>>>>>
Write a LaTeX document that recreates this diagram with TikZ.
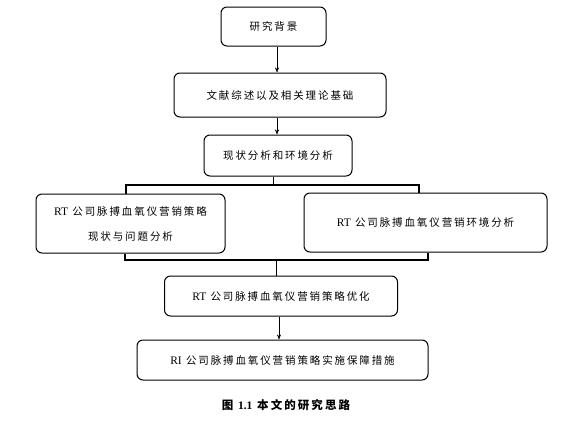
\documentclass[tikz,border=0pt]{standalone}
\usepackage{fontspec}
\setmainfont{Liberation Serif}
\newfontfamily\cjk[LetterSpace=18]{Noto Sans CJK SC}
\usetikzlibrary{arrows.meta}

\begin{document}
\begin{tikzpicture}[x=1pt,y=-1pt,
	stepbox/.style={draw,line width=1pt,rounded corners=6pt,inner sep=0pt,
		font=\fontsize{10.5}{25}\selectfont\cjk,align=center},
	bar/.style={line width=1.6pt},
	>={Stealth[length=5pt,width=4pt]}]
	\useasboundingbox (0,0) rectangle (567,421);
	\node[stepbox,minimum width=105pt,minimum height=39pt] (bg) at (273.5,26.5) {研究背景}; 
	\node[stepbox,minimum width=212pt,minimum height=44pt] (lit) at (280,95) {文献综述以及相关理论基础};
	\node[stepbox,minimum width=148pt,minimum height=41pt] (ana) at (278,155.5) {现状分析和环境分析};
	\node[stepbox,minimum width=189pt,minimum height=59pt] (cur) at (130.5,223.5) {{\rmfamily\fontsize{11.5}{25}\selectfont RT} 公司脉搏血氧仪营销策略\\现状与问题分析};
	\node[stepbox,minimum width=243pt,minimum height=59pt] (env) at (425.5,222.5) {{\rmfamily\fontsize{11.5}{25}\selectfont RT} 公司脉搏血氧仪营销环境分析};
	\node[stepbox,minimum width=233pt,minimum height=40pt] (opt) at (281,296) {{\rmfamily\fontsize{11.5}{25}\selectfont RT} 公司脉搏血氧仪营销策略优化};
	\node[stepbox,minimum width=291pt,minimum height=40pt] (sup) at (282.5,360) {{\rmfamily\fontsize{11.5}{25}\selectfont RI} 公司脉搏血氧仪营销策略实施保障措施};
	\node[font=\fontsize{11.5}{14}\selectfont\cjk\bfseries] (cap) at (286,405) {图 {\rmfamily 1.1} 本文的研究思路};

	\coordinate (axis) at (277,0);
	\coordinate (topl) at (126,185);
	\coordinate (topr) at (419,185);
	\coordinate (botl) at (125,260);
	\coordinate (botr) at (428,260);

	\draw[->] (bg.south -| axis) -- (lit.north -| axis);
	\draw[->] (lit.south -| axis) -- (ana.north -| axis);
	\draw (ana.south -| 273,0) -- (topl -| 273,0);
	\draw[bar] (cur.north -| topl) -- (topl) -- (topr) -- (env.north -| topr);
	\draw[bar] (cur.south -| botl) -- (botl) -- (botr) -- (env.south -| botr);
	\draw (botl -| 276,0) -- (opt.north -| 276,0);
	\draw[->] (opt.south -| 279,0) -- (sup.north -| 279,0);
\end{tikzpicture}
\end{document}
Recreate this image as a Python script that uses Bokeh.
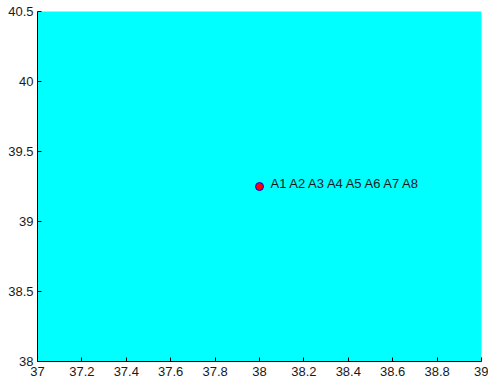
<<<<<
**GIVEN PROBLEM**
Pick out the lines containing the word "this" and show them.

**EXERCISE OUTPUT**
Write a LaTeX document that recreates this diagram with TikZ.
Recreate this image as a Python script that uses Bokeh.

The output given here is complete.